You can’t obliterate what you’ve already read to appreciate the novelty of what Feehan brought to the romance reading genre. But there are those who walked the path of PNR before PNR was very successful. Maggie Shayne wrote about vampires for the Silhouette Shadows series in 1993 with Twilight Phantasies and is part of her overall vampire series that she still writes today.
In the early period of the genre, there were a lot of magic books. Moonlight and Magic by Rebecca Paisley (pub 1990) featured a hapless wannabe witch. Teresa Medeiros Breath of Magic featured a time traveling witch (pub. 1996). The infamous time traveling romance, Knight in Shining Armor by Jude Deveraux was published in 1989. Nora Roberts wrote a trilogy of books for Silhouette Special Edition: Captivated, Entranced, and Charmed in 1992 featuring cousins with magical abilities.
There were also the time travel books: Robin Schone, Awaken My Love (pub 1995); Son of the Morning by Linda Howard (pub 1997); books by Constance O’Day Flannery (dubbed as the Queen of Time Travel Romance, pub dates 1986+).
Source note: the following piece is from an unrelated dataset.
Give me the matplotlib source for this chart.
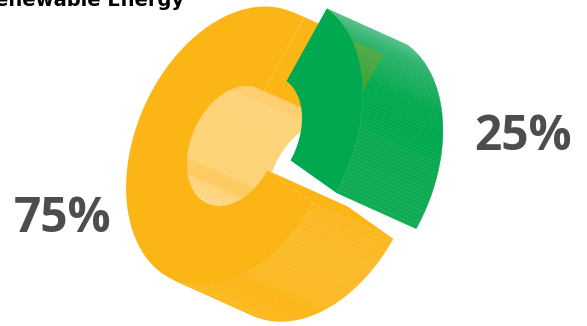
import matplotlib
matplotlib.use("Agg")
import matplotlib.pyplot as plt
import numpy as np
from matplotlib.collections import PolyCollection
from matplotlib.colors import to_rgb
from matplotlib.patches import Polygon

title = "Renewable Energy"
shares = [75, 25]
share_labels = ["75%", "25%"]
front_colors = ["#FBB615", "#00A94F"]

# how the flat ring is projected on to the picture, in pixels
center = np.array([233.0, 146.0])
axis_u = np.array([102.0, 0.0])
axis_v = np.array([32.0, -139.5])
depth = np.array([80.0, 36.0])
hole = 0.43
start_angle = 66.0
explode = np.array([23.0, -10.0])


def ring_point(deg, radius=1.0, shift=(0, 0)):
    t = np.radians(deg)
    return center + np.asarray(shift) + radius * (np.outer(np.cos(t), axis_u) + np.outer(np.sin(t), axis_v))


def shade(stops, deg):
    xs, cs = zip(*sorted(stops))
    rgb = np.array([to_rgb(c) for c in cs])
    return np.column_stack([np.interp(deg, xs, rgb[:, i]) for i in range(3)])


def wall(ax, a0, a1, radius, stops, n, facing, shift=(0, 0), lw=0.2):
    angles = np.linspace(a0, a1, n + 1)
    p = ring_point(angles, radius, shift)
    quads, mids = [], []
    for i in range(n):
        edge = p[i + 1] - p[i]
        # only the quads that face the viewer
        side = np.sign(edge[0] * depth[1] - edge[1] * depth[0]) * np.sign(a1 - a0)
        if side != facing:
            continue
        quads.append([p[i], p[i + 1], p[i + 1] + depth, p[i] + depth])
        mids.append((angles[i] + angles[i + 1]) / 2)
    colors = shade(stops, np.array(mids))
    ax.add_collection(PolyCollection(quads, facecolors=colors, edgecolors=colors, linewidths=lw))


def cut_face(ax, deg, color, shift=(0, 0), alpha=1.0):
    a = ring_point([deg], hole, shift)[0]
    b = ring_point([deg], 1.0, shift)[0]
    return ax.fill([a[0], b[0], b[0] + depth[0], a[0] + depth[0]], [a[1], b[1], b[1] + depth[1], a[1] + depth[1]], color=color, lw=0, alpha=alpha)[0]


def front_face(ax, a0, a1, color, shift=(0, 0)):
    angles = np.linspace(a0, a1, 240)
    outer = ring_point(angles, 1.0, shift)
    inner = ring_point(angles[::-1], hole, shift)
    pts = np.vstack([outer, inner])
    ax.fill(pts[:, 0], pts[:, 1], color=color, lw=0)


fig = plt.figure(figsize=(5.87, 3.26), dpi=100)
ax = fig.add_axes([0, 0, 1, 1])
ax.set_xlim(0, 587)
ax.set_ylim(326, 0)
ax.axis("off")

green_sweep = shares[1] / sum(shares) * 360
green_a0 = start_angle - green_sweep
yellow_a1 = green_a0 + 360

# yellow piece, angles here run past 180 so the lower wall sits near 260-336
yellow_outer = [(250, "#FBB615"), (290, "#FBB615"), (296, "#FBB923"), (320, "#FBBA2A"), (336, "#FBB820"), (66, "#FBB615"), (80, "#FBB615")]
yellow_inner = [(70, "#FDCB60"), (105, "#FDCB60"), (112, "#FDD272"), (190, "#FDD272"), (193, "#FDC95A"), (206, "#FDC95A"), (210, "#FDD272"), (255, "#FDD785")]
wall(ax, start_angle, yellow_a1, 1.0, yellow_outer, 130, 1)
cut_face(ax, start_angle, front_colors[0])
cut_face(ax, green_a0, front_colors[0])
wall(ax, start_angle, yellow_a1, hole, yellow_inner, 130, -1, lw=0.15)
front_face(ax, start_angle, yellow_a1, front_colors[0])

# green piece, pulled out
green_outer = [(-24, "#10AB55"), (0, "#0CA951"), (8, "#00A94F"), (24, "#00A94F"), (30, "#10AC58"), (48, "#2AB26B"), (66, "#55C088")]
wall(ax, green_a0, start_angle, 1.0, green_outer, 62, 1, explode, lw=0.25)
# the yellow cut shows faintly through the green wall only
tint = cut_face(ax, start_angle, "#B8A010", alpha=0.3)
arc = ring_point(np.linspace(green_a0, start_angle, 100), 1.0, explode)
tint.set_clip_path(Polygon(np.vstack([arc, (arc + depth)[::-1]]), transform=ax.transData))
front_face(ax, green_a0, start_angle, front_colors[1], explode)

ax.text(63, 219.5, share_labels[0], fontsize=34.5, fontweight="bold", family="Open Sans", color="#4D4D4D", ha="center", va="center")
ax.text(523, 137.5, share_labels[1], fontsize=34.5, fontweight="bold", family="Open Sans", color="#4D4D4D", ha="center", va="center")
ax.text(184, 6, title, fontsize=14, fontweight="bold", family="DejaVu Sans", color="black", ha="right", va="baseline")

fig.savefig("out.png", dpi=100)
Jayne Ann Krentz penned Sweet Starfire in 1986 starring Cidra in a other planetary adventure. I’m not sure if this would be categorized as a space opera or not. Sherrilyn Kenyon’s first book, Paradise City, published in 1994 was a definitely a space opera complete with spaceship, cranky pilot, and stubborn female mechanic. By contrast, Linnea Sinclair’s first novel was Finders Keepers, published in 2002 and Susan Grant’s Star King and Star Prince in 2000.
In 1995, Rebecca Flanders published her “Heart of the Wolf” series, a trilogy of books released by Harlequin under its Silhouette Shadows line. (I’ve asked Harlequin to re-release these in digital format). The first Silhouette Shadows book, The Last Cavalier, was written by Heather Graham Pozzessere. According to the Romance Wiki (which was started by Kirk Biglione and Kassia Krozser of Quartet Press), Silhouette Shadows ran from 1993 to 1996.
Suffice it to say that the roots of paranormal romance, science fiction romance, and fantasy romance run deep in the romance genre. There is hardly an established long running author who hasn’t dabbled in the other world at one point or another. I think it’s easy to forget that these sub genres have been around for a very long time. Some of these books are worth going back and re-read.
Are there any books you would categorize as “classics” within the romance sub genres of paranormal, science fiction, or fantasy? Any particular titles or authors that you see as the “founders” of romance speculative fiction?